● **What to produce**: Set down each line of the material that follows, exactly, with no pictures.
-------
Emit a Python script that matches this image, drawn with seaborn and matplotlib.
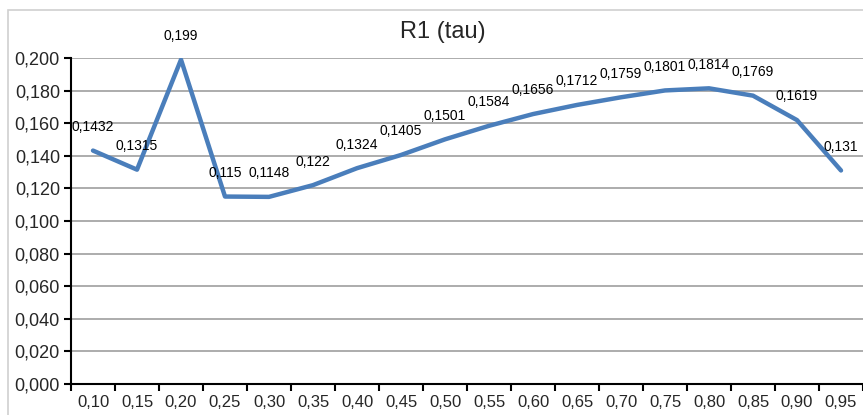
import numpy as np
import pandas as pd
import matplotlib
matplotlib.use("Agg")
import matplotlib.pyplot as plt
import matplotlib.ticker as mticker
from matplotlib.patches import Rectangle
import seaborn as sns

categories = ["0,10", "0,15", "0,20", "0,25", "0,30", "0,35", "0,40", "0,45", "0,50",
              "0,55", "0,60", "0,65", "0,70", "0,75", "0,80", "0,85", "0,90", "0,95"]
values = [0.1432, 0.1315, 0.199, 0.115, 0.1148, 0.122, 0.1324, 0.1405, 0.1501,
          0.1584, 0.1656, 0.1712, 0.1759, 0.1801, 0.1814, 0.1769, 0.1619, 0.131]
value_labels = ["0,1432", "0,1315", "0,199", "0,115", "0,1148", "0,122", "0,1324", "0,1405",
                "0,1501", "0,1584", "0,1656", "0,1712", "0,1759", "0,1801", "0,1814",
                "0,1769", "0,1619", "0,131"]
title = "R1 (tau)"

sns.set_style("white")
plt.rcParams['font.family'] = ['Liberation Sans', 'DejaVu Sans']

pos = np.arange(len(categories))
df = pd.DataFrame({"x": pos, "y": values})

fig = plt.figure(figsize=(8.63, 4.15), dpi=100)
fig.patches.append(Rectangle((8 / 863, -0.1), 1.2, (415 - 10) / 415 + 0.1,
                             transform=fig.transFigure, fill=False,
                             edgecolor="#d0d0d0", linewidth=1.2, zorder=0))
ax = fig.add_axes([71 / 863, 31 / 415, 792 / 863, 326 / 415])

sns.lineplot(data=df, x="x", y="y", ax=ax, color="#4a7ebb", linewidth=3.2, zorder=3)

for x, y, lab in zip(pos, values, value_labels):
    ax.annotate(lab, (x, y), xytext=(0, 17), textcoords="offset points",
                ha="center", va="center", fontsize=10, color="black", zorder=4)

ax.set_xlim(-0.5, len(categories) - 0.5)
ax.set_ylim(0, 0.2)
ax.set_yticks(np.arange(0, 0.2001, 0.02))
ax.yaxis.set_major_formatter(mticker.FuncFormatter(lambda v, p: f"{v:.3f}".replace(".", ",")))
ax.set_xticks(pos)
ax.set_xticklabels(categories)
ax.set_xticks(np.arange(-0.5, len(categories), 1), minor=True)
ax.tick_params(axis="x", which="major", length=0, pad=8, labelsize=12)
ax.tick_params(axis="x", which="minor", length=5, width=1.5, color="black", direction="out")
ax.tick_params(axis="y", length=5, width=1.5, color="black", direction="out", pad=3, labelsize=13)
ax.tick_params(left=True, bottom=False)
ax.xaxis.set_tick_params(which="minor", bottom=True)

ax.grid(axis="y", color="#a6a6a6", linewidth=1.3, zorder=1)
ax.set_axisbelow(True)
for s in ["top", "right"]:
    ax.spines[s].set_visible(False)
for s in ["left", "bottom"]:
    ax.spines[s].set_color("black")
    ax.spines[s].set_linewidth(1.5)
ax.set_xlabel("")
ax.set_ylabel("")

fig.text(443 / 863, 1 - 32 / 415, title, ha="center", va="center", fontsize=17)

fig.savefig("out.png", dpi=100)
-------
● **Solution for this exercise**:
Emit a Python script that matches this image, drawn with seaborn and matplotlib.
import numpy as np
import pandas as pd
import matplotlib
matplotlib.use("Agg")
import matplotlib.pyplot as plt
import matplotlib.ticker as mticker
from matplotlib.patches import Rectangle
import seaborn as sns

categories = ["0,10", "0,15", "0,20", "0,25", "0,30", "0,35", "0,40", "0,45", "0,50",
              "0,55", "0,60", "0,65", "0,70", "0,75", "0,80", "0,85", "0,90", "0,95"]
values = [0.1432, 0.1315, 0.199, 0.115, 0.1148, 0.122, 0.1324, 0.1405, 0.1501,
          0.1584, 0.1656, 0.1712, 0.1759, 0.1801, 0.1814, 0.1769, 0.1619, 0.131]
value_labels = ["0,1432", "0,1315", "0,199", "0,115", "0,1148", "0,122", "0,1324", "0,1405",
                "0,1501", "0,1584", "0,1656", "0,1712", "0,1759", "0,1801", "0,1814",
                "0,1769", "0,1619", "0,131"]
title = "R1 (tau)"

sns.set_style("white")
plt.rcParams['font.family'] = ['Liberation Sans', 'DejaVu Sans']

pos = np.arange(len(categories))
df = pd.DataFrame({"x": pos, "y": values})

fig = plt.figure(figsize=(8.63, 4.15), dpi=100)
fig.patches.append(Rectangle((8 / 863, -0.1), 1.2, (415 - 10) / 415 + 0.1,
                             transform=fig.transFigure, fill=False,
                             edgecolor="#d0d0d0", linewidth=1.2, zorder=0))
ax = fig.add_axes([71 / 863, 31 / 415, 792 / 863, 326 / 415])

sns.lineplot(data=df, x="x", y="y", ax=ax, color="#4a7ebb", linewidth=3.2, zorder=3)

for x, y, lab in zip(pos, values, value_labels):
    ax.annotate(lab, (x, y), xytext=(0, 17), textcoords="offset points",
                ha="center", va="center", fontsize=10, color="black", zorder=4)

ax.set_xlim(-0.5, len(categories) - 0.5)
ax.set_ylim(0, 0.2)
ax.set_yticks(np.arange(0, 0.2001, 0.02))
ax.yaxis.set_major_formatter(mticker.FuncFormatter(lambda v, p: f"{v:.3f}".replace(".", ",")))
ax.set_xticks(pos)
ax.set_xticklabels(categories)
ax.set_xticks(np.arange(-0.5, len(categories), 1), minor=True)
ax.tick_params(axis="x", which="major", length=0, pad=8, labelsize=12)
ax.tick_params(axis="x", which="minor", length=5, width=1.5, color="black", direction="out")
ax.tick_params(axis="y", length=5, width=1.5, color="black", direction="out", pad=3, labelsize=13)
ax.tick_params(left=True, bottom=False)
ax.xaxis.set_tick_params(which="minor", bottom=True)

ax.grid(axis="y", color="#a6a6a6", linewidth=1.3, zorder=1)
ax.set_axisbelow(True)
for s in ["top", "right"]:
    ax.spines[s].set_visible(False)
for s in ["left", "bottom"]:
    ax.spines[s].set_color("black")
    ax.spines[s].set_linewidth(1.5)
ax.set_xlabel("")
ax.set_ylabel("")

fig.text(443 / 863, 1 - 32 / 415, title, ha="center", va="center", fontsize=17)

fig.savefig("out.png", dpi=100)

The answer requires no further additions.